INSTRUCTIONS TO FOLLOW — Show all lines holding "script".

DATA FOR PROCESSING —
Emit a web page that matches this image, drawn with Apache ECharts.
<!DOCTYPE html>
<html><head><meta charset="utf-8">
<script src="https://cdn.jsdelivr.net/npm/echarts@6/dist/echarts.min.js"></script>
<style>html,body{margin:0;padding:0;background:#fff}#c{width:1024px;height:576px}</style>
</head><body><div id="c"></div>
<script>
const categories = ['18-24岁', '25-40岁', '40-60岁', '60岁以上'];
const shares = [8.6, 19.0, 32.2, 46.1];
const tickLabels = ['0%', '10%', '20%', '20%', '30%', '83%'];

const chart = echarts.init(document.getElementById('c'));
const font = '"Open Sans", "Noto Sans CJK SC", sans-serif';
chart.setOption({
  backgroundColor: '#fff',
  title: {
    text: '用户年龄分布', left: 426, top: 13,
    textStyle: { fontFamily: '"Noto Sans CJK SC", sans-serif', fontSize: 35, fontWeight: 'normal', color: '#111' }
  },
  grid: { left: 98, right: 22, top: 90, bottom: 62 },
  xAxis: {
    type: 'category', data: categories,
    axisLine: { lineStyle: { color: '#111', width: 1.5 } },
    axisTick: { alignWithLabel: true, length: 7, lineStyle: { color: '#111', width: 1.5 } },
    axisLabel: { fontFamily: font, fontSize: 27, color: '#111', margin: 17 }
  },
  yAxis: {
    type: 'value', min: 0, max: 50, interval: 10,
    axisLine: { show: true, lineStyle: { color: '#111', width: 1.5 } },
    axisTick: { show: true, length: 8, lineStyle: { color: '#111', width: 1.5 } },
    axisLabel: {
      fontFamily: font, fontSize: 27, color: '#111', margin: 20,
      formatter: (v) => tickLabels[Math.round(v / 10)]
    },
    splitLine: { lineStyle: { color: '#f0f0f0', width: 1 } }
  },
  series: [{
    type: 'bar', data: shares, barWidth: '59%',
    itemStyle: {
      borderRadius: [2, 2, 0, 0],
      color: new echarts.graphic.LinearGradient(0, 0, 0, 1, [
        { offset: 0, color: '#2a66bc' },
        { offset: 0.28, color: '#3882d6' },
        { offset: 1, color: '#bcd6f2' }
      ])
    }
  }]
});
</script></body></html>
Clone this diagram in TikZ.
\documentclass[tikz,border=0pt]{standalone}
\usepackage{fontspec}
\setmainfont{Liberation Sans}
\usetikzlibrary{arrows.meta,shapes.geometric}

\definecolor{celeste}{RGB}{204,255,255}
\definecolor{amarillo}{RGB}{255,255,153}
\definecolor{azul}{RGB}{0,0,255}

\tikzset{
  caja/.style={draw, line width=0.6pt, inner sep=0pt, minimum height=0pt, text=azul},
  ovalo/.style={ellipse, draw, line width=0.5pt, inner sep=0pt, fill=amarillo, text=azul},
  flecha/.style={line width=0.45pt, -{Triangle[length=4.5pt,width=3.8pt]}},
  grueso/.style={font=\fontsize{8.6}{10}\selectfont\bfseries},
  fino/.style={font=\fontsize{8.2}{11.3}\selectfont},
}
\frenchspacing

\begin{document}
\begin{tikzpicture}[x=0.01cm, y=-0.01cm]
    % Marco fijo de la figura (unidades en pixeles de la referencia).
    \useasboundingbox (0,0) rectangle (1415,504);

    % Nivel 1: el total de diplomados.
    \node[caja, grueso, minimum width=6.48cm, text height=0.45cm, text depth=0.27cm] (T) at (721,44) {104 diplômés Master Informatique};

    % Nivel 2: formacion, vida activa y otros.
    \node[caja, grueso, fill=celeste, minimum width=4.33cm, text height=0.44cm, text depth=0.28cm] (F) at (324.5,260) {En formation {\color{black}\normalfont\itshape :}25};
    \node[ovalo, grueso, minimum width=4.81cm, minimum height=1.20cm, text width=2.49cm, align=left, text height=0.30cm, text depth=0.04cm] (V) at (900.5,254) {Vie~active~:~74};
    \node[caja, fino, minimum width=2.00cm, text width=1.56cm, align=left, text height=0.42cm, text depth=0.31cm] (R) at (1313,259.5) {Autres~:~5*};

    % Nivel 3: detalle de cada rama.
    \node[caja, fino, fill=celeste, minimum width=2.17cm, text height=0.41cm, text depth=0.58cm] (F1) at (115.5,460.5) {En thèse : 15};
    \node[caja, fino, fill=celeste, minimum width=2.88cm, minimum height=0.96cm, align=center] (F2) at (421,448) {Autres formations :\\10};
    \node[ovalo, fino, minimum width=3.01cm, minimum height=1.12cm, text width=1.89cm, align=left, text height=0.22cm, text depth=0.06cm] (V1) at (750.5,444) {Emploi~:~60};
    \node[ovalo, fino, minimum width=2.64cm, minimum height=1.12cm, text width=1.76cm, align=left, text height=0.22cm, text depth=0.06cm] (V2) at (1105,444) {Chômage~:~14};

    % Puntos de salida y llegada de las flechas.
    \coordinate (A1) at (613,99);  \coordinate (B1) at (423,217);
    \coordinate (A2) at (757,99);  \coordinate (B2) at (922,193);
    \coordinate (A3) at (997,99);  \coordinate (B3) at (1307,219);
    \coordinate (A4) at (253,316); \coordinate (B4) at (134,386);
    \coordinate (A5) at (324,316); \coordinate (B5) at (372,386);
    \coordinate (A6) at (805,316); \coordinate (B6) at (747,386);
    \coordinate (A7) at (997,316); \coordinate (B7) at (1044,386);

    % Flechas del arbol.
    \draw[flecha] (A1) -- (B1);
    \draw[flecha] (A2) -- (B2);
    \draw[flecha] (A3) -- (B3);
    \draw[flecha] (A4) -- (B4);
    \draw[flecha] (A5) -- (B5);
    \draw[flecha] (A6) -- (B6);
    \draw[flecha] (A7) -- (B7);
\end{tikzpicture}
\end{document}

...

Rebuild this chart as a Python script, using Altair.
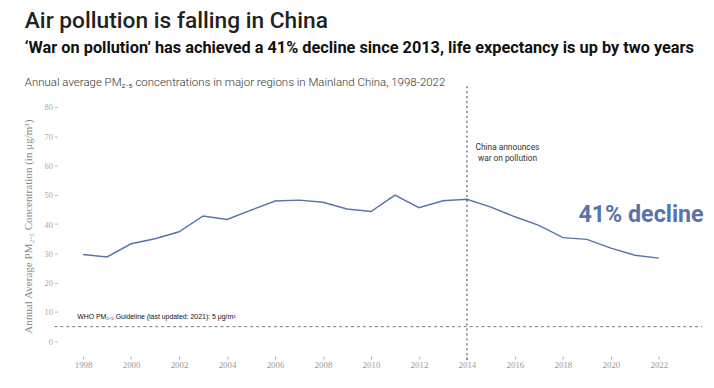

SOLUTION FOR THIS EXERCISE —
<script src="https://cdn.jsdelivr.net/npm/echarts@6/dist/echarts.min.js"></script>
<script>
</script></body></html>
Rebuild this chart as a Python script, using Altair.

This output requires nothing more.